FIGURE 2 Arrows can be used to represent the magnitude and direction of the electric field about an electric charge at various locations.

Call this point A. An electrical field can be observed only because it produces forces on other charges, so you must place a small positive test charge, $\ q′$, at A. Then, measure the force exerted on the test charge, $\ q′$, at this location.
According to Coulomb’s law, the force is proportional to the test charge. If the size of the test charge is doubled, the force is doubled.
Thus, the ratio of force to test charge is independent of the size of the test charge. If you divide the force, F, on the test charge, measured at point A, by the size of the test charge, $\ q′$, you obtain a vector quantity, $\ F/q$′. This quantity does not depend on the test charge, only on the charge q and the location of point A. The electric field at point A, the location of $\ q′$, is represented by the following equation.

Electric Field E

$\ E =  \frac {F_{on q'}}{q'}$
$\ E =  k\frac {q}{r^2}$.....[single point charge q]

The direction of the electric field is the direction of the force on the positive test charge. The magnitude of the electric field is measured in newtons per coulomb, N/C.
A picture of an electric field can be made by using arrows to represent the field vectors at various locations, as shown in Figure 2. 

The length of the arrow will be used to show the strength of the field. The direction of the arrow shows the field direction. To find the field from two charges, the fields from the individual charges are added vectorially. A test charge can be used to map out the field resulting from any collection of charges. 

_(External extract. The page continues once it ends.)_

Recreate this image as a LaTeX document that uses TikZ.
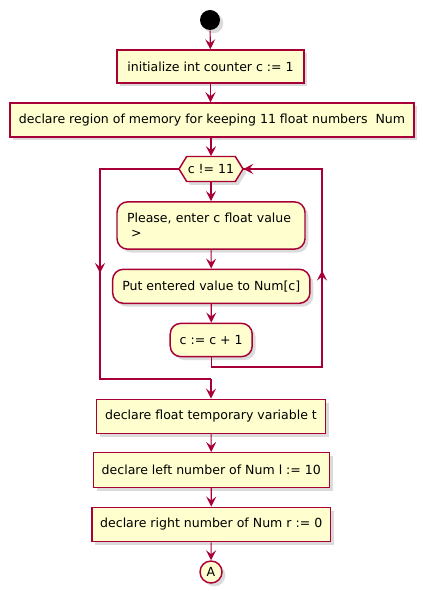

Superposition principle of electric fields
The superposition principle states that, for a collection of charges, the total electric field at a point is simply the summation of the individual fields due to each charge


at any point P, the total electric field due to a group of charges equals the vector sum of the electric fields of the individual charges.




The dipole: an important charge distribution 
• An electric dipole consists of two point charges of equal magnitude but opposite signs, held a short distance apart.